И вдруг в пик успеха, на гребне волны своей беспримерной популярности Алексис Парнис внезапно покидает Советский Союз.

Что случилось?.. Из-за идеологических разногласий в начальные годы застоя поэт жертвует своей славой, второй своей родиной во имя одного - чистой совести…”

Я должен уточнить, что приглашение посетить Москву я получил благодаря В. Захарченко. В конце 1987 года он приехал в Афины на презентацию своей книги. Когда он бродил по старому городу, то проходил мимо театра, где играли мою пьесу-долгожительницу “Остров Афродиты”. (В 1960 году он видел ее премьеру в Малом театре и искренне радовался моему успеху). Он тут же поспешил расспросить обо мне сопровождавших его греков. К счастью, я оказался тогда в Афинах.

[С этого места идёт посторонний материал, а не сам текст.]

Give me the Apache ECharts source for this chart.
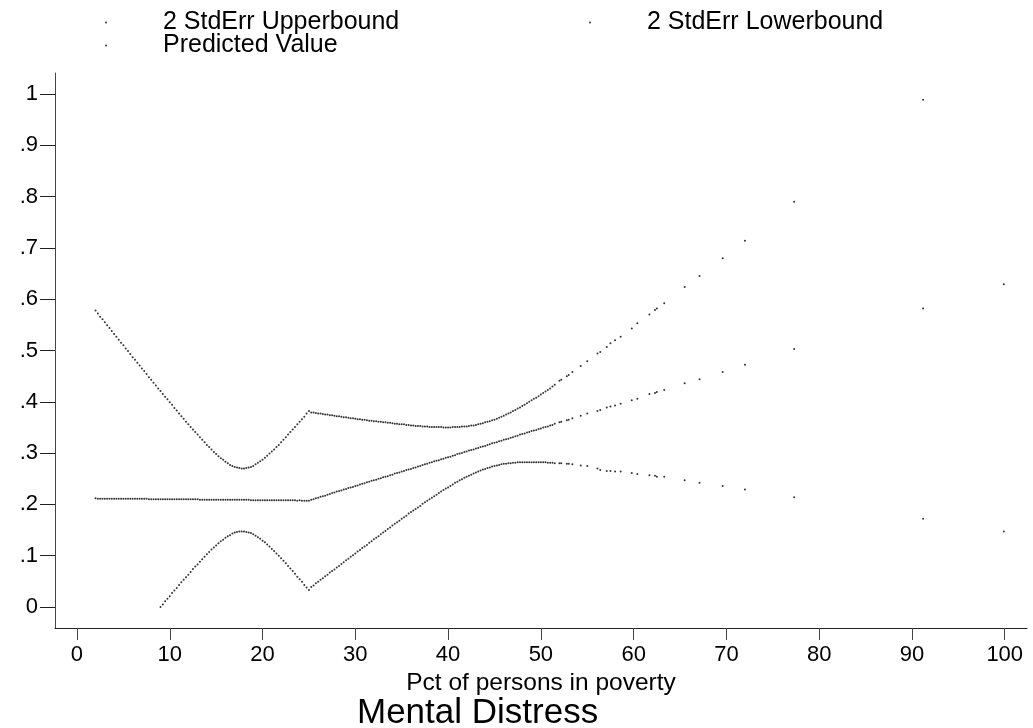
<!DOCTYPE html>
<html>
<head>
<meta charset="utf-8">
<script src="https://cdn.jsdelivr.net/npm/echarts@6/dist/echarts.min.js"></script>
<style>html,body{margin:0;padding:0;background:#fff;}#c{width:1033px;height:728px;}</style>
</head>
<body>
<div id="c"></div>
<script>
// Pct of persons in poverty (x) — each reading position along the curves
var xVals = [
 2,2.5,3,3.5,4,4.5,5,5.5,6,6.5,7,7.5,8,8.5,9,9.5,10,10.5,11,11.5,12,12.5,13,13.5,14,14.5,15,15.5,16,16.5,17,17.5,18,18.5,19,19.5,20,20.5,21,21.5,22,22.5,23,23.5,24,24.5,25,
 25.5,26,26.5,27,27.5,28,28.5,29,29.5,30,30.5,31,31.5,32,32.5,33,33.5,34,34.5,35,35.5,36,36.5,37,37.5,38,38.5,39,39.5,40,40.5,41,41.5,42,42.5,43,43.5,44,44.5,45,45.5,46,46.5,47,47.5,48,48.5,49,49.5,50,50.5,51,51.5,
 52.0,52.2,52.8,53.0,53.4,54.3,55.0,56.1,56.4,57.1,57.5,58.0,58.6,59.8,60.4,61.7,62.3,62.5,63.3,65.5,67.1,69.6,72.0,77.3,91.2,99.9,
 2.25,2.75,3.25,3.75,4.25,4.75,5.25,5.75,6.25,6.75,7.25,7.75,8.25,8.75,9.25,9.75,10.25,10.75,11.25,11.75,12.25,12.75,13.25,13.75,14.25,14.75,15.25,15.75,16.25,16.75,17.25,17.75,18.25,18.75,19.25,19.75,20.25,20.75,21.25,21.75,22.25,22.75,23.25,23.75,24.25,24.75,
 25.25,25.75,26.25,26.75,27.25,27.75,28.25,28.75,29.25,29.75,30.25,30.75,31.25,31.75,32.25,32.75,33.25,33.75,34.25,34.75,35.25,35.75,36.25,36.75,37.25,37.75,38.25,38.75,39.25,39.75,40.25,40.75,41.25,41.75,42.25,42.75,43.25,43.75,44.25,44.75,45.25,45.75,46.25,46.75,47.25,47.75,48.25,48.75,49.25,49.75,50.25,50.75,51.25
];
var upperVals = [
 .578,.566,.555,.544,.532,.521,.510,.499,.487,.476,.465,.454,.443,.432,.421,.410,.399,.388,.377,.367,.356,.346,.336,.326,.316,.307,.298,.290,.283,.277,.273,.271,.270,.272,.275,.281,.287,.295,.303,.312,.321,.331,.341,.351,.361,.371,.382,
 .379,.377,.376,.375,.374,.372,.371,.370,.368,.367,.366,.365,.363,.362,.361,.360,.359,.358,.357,.356,.355,.354,.353,.353,.352,.351,.351,.351,.350,.350,.351,.351,.352,.352,.354,.355,.357,.360,.362,.365,.369,.373,.377,.382,.387,.392,.397,.403,.408,.414,.420,.426,.433,
 .441,.443,.450,.452,.458,.470,.479,.494,.497,.507,.514,.520,.527,.543,.553,.570,.579,.582,.592,.624,.645,.680,.714,.790,.989,null,
 .572,.561,.549,.538,.527,.515,.504,.493,.482,.471,.460,.448,.437,.426,.415,.405,.394,.383,.372,.361,.351,.341,.331,.321,.312,.302,.294,.287,.280,.275,.272,.270,.271,.273,.278,.284,.291,.299,.307,.316,.326,.336,.346,.356,.366,.377,
 .379,.378,.377,.375,.374,.373,.372,.370,.369,.368,.366,.365,.364,.363,.362,.361,.360,.359,.357,.356,.356,.355,.354,.353,.352,.352,.351,.351,.351,.350,.350,.351,.351,.352,.353,.354,.356,.358,.361,.364,.367,.371,.375,.379,.384,.389,.394,.400,.406,.411,.417,.423,.430
];
var predVals = [
 .212,.211,.211,.211,.211,.211,.211,.211,.211,.211,.211,.211,.210,.210,.210,.210,.210,.210,.210,.210,.210,.210,.210,.209,.209,.209,.209,.209,.209,.209,.209,.209,.209,.209,.208,.208,.208,.208,.208,.208,.208,.208,.208,.208,.208,.207,.207,
 .210,.213,.216,.219,.222,.225,.227,.230,.233,.236,.239,.241,.244,.247,.250,.253,.255,.258,.261,.264,.267,.269,.272,.275,.278,.281,.284,.286,.289,.292,.295,.298,.300,.303,.306,.309,.312,.314,.317,.320,.323,.326,.328,.331,.334,.337,.340,.343,.345,.348,.351,.354,.357,
 .360,.361,.364,.365,.368,.373,.377,.382,.384,.389,.391,.393,.396,.403,.406,.415,.417,.419,.423,.436,.444,.458,.472,.503,.582,.629,
 .211,.211,.211,.211,.211,.211,.211,.211,.211,.211,.211,.210,.210,.210,.210,.210,.210,.210,.210,.210,.210,.210,.209,.209,.209,.209,.209,.209,.209,.209,.209,.209,.209,.208,.208,.208,.208,.208,.208,.208,.208,.208,.208,.207,.207,.207,
 .209,.212,.215,.217,.220,.223,.226,.229,.232,.234,.237,.240,.243,.246,.248,.251,.254,.257,.260,.262,.265,.268,.271,.274,.277,.279,.282,.285,.288,.291,.293,.296,.299,.302,.305,.307,.310,.313,.316,.319,.321,.324,.327,.330,.333,.336,.338,.341,.344,.347,.350,.352,.355
];
var lowerVals = [
 null,null,null,null,null,null,null,null,null,null,null,null,null,null,.000,.011,.021,.032,.043,.053,.063,.074,.083,.093,.103,.112,.120,.128,.135,.140,.145,.147,.147,.145,.142,.136,.129,.122,.113,.104,.095,.085,.075,.065,.054,.043,.033,
 .042,.049,.056,.063,.070,.077,.084,.091,.098,.104,.111,.118,.125,.132,.138,.145,.152,.159,.165,.172,.178,.185,.191,.197,.204,.210,.216,.222,.228,.233,.239,.244,.249,.254,.258,.262,.266,.269,.272,.275,.277,.279,.280,.281,.282,.282,.282,.282,.282,.282,.282,.281,.280,
 .280,.280,.279,.279,.278,.276,.275,.270,.267,.265,.265,.264,.264,.261,.259,.257,.256,.254,.254,.247,.242,.236,.229,.214,.172,.147,
 null,null,null,null,null,null,null,null,null,null,null,null,null,null,.005,.016,.027,.037,.048,.058,.068,.079,.088,.098,.107,.116,.124,.131,.138,.143,.146,.147,.146,.144,.139,.133,.126,.118,.109,.100,.090,.080,.070,.059,.049,.038,
 .039,.046,.053,.060,.067,.073,.080,.087,.094,.101,.108,.115,.121,.128,.135,.142,.148,.155,.162,.168,.175,.182,.188,.194,.201,.207,.213,.219,.225,.231,.236,.242,.247,.252,.256,.260,.264,.268,.271,.274,.276,.278,.279,.280,.281,.282,.282,.282,.282,.282,.282,.281,.281
];
var seriesNames = ['2 StdErr Upperbound', '2 StdErr Lowerbound', 'Predicted Value'];
var xTickValues = [0,10,20,30,40,50,60,70,80,90,100];
var yTickValues = [0,0.1,0.2,0.3,0.4,0.5,0.6,0.7,0.8,0.9,1];
var yTickLabels = ['0','.1','.2','.3','.4','.5','.6','.7','.8','.9','1'];
var xTitle = 'Pct of persons in poverty';
var chartTitle = 'Mental Distress';

function pairs(ys) {
  var out = [];
  for (var i = 0; i < xVals.length; i++) {
    if (ys[i] !== null && ys[i] !== undefined) out.push([xVals[i], ys[i]]);
  }
  return out;
}

var FONT = '"Liberation Sans", Arial, Helvetica, sans-serif';
var chart = echarts.init(document.getElementById('c'), null, {renderer: 'canvas'});

function legendFor(name, left, top) {
  return {
    data: [name],
    left: left, top: top,
    orient: 'horizontal',
    padding: 0,
    itemWidth: 2, itemHeight: 2,
    icon: 'circle',
    selectedMode: false,
    textStyle: {fontFamily: FONT, fontSize: 25, lineHeight: 25, color: '#000', padding: [0, 0, 0, 51]}
  };
}

var dotStyle = {color: '#000'};
chart.setOption({
  animation: false,
  backgroundColor: '#fff',
  title: {
    text: chartTitle,
    left: 357, top: 696,
    padding: 0,
    textStyle: {fontFamily: FONT, fontSize: 35, lineHeight: 35, fontWeight: 'normal', color: '#000'}
  },
  legend: [
    legendFor(seriesNames[0], 105, 10),
    legendFor(seriesNames[1], 589, 10),
    legendFor(seriesNames[2], 105, 33)
  ],
  grid: {left: 55, right: 6, top: 73, bottom: 100, containLabel: false, outerBoundsMode: 'none'},
  xAxis: {
    type: 'value',
    min: -2.37, max: 102.4,
    name: xTitle,
    nameLocation: 'middle',
    nameGap: 36,
    nameTextStyle: {fontFamily: FONT, fontSize: 24.5, lineHeight: 24, color: '#000'},
    axisLine: {show: true, onZero: false, lineStyle: {color: '#222', width: 1}},
    axisTick: {show: true, inside: false, length: 12, customValues: xTickValues, lineStyle: {color: '#444'}},
    axisLabel: {customValues: xTickValues, margin: 16, fontFamily: FONT, fontSize: 22, lineHeight: 22, color: '#000'},
    splitLine: {show: false}
  },
  yAxis: {
    type: 'value',
    min: -0.041, max: 1.041,
    axisLine: {show: true, onZero: false, lineStyle: {color: '#444', width: 1}},
    axisTick: {show: true, inside: false, length: 15, customValues: yTickValues, lineStyle: {color: '#222'}},
    axisLabel: {
      customValues: yTickValues, margin: 17, fontFamily: FONT, fontSize: 22, color: '#000',
      formatter: function (v) {
        for (var i = 0; i < yTickValues.length; i++) if (Math.abs(yTickValues[i] - v) < 1e-9) return yTickLabels[i];
        return '';
      }
    },
    splitLine: {show: false}
  },
  series: [
    {name: seriesNames[0], type: 'scatter', symbol: 'circle', symbolSize: 2, itemStyle: dotStyle, data: pairs(upperVals)},
    {name: seriesNames[1], type: 'scatter', symbol: 'circle', symbolSize: 2, itemStyle: dotStyle, data: pairs(lowerVals)},
    {name: seriesNames[2], type: 'scatter', symbol: 'circle', symbolSize: 2, itemStyle: dotStyle, data: pairs(predVals)}
  ]
});
</script>
</body>
</html>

В последующие дни ему удалось выкроить несколько часов и прийти в театр вместе с женой, чтобы встретиться со мной.

Первое, что его поразило, был мой русский язык. Я говорил на нем так же свободно, как и раньше…

- Будто ты и не уезжал из России, - сказал он мне.

- Если хочешь знать, я уехал оттуда… чтобы остаться в ее памяти нормальным и “здоровым” человеком. А не калекой… - ответил я.